WASHINGTON, D.C. — Senator Ron Wyden has reintroduced a bill that would make Daylight Saving Time permanent across the country, the lawmaker's office announced on Tuesday.
“The Sunshine Protection Act takes a common-sense step to provide some much-needed stability for families in Oregon and across the nation,” Wyden said. “Springing forward and falling back year after year only creates unnecessary confusion while harming Americans’ health and our economy. Making Daylight Saving permanent would give folks an hour back of sunshine during the winter months when we need it most.”
The Oregon legislature passed a bill in 2019 designed to permanently adopt DST, but implementation hinged on several further steps. Both Washington and California needed to sign off — and while the former did so, California's popular measure to make the change stalled in the legislature.
Even if California did get on board, Congress would need to approve the West Coast transition.

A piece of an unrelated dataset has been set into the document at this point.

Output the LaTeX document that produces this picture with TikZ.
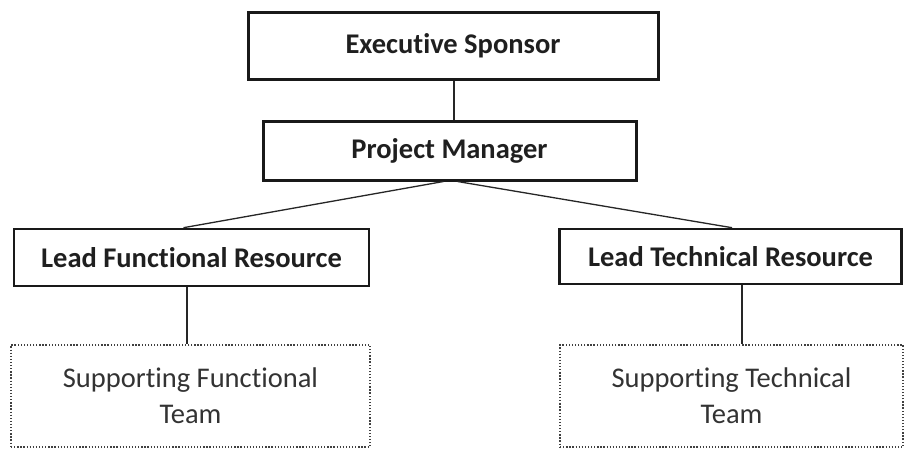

Senator Wyden's bill attempts to circumvent the morass of individual state efforts. If enacted, the bipartisan bill would apply to states that currently observe DST, which Oregon and most other U.S. states follow eight months out of every year. By comparison, Standard Time only lasts for the four months from November to March.
"The bill would simply negate the need for Americans to change their clocks twice a year, and could have benefits for nation’s health and economy," Wyden's office said.
The lawmaker cited a number of seemingly peculiar benefits to permanent DST — from reducing car crashes and the risk of cardiac issues, stroke, and seasonal depression; to a reduction in robberies caused by additional daylight time in the evenings. Other studies showed potential economic benefit, decreased childhood obesity, boosts to agriculture, and reduced energy usage.
Alongside Wyden, the Sunshine Protection Act was introduced by Senator Marco Rubio of Florida and co-sponsored by Senators James Lankford, R-Okla., Roy Blunt, R-Mo., Sheldon Whitehouse, D-R.I., Cindy Hyde-Smith, R-Miss., Rick Scott, R-Fla., and Ed Markey, D-Mass.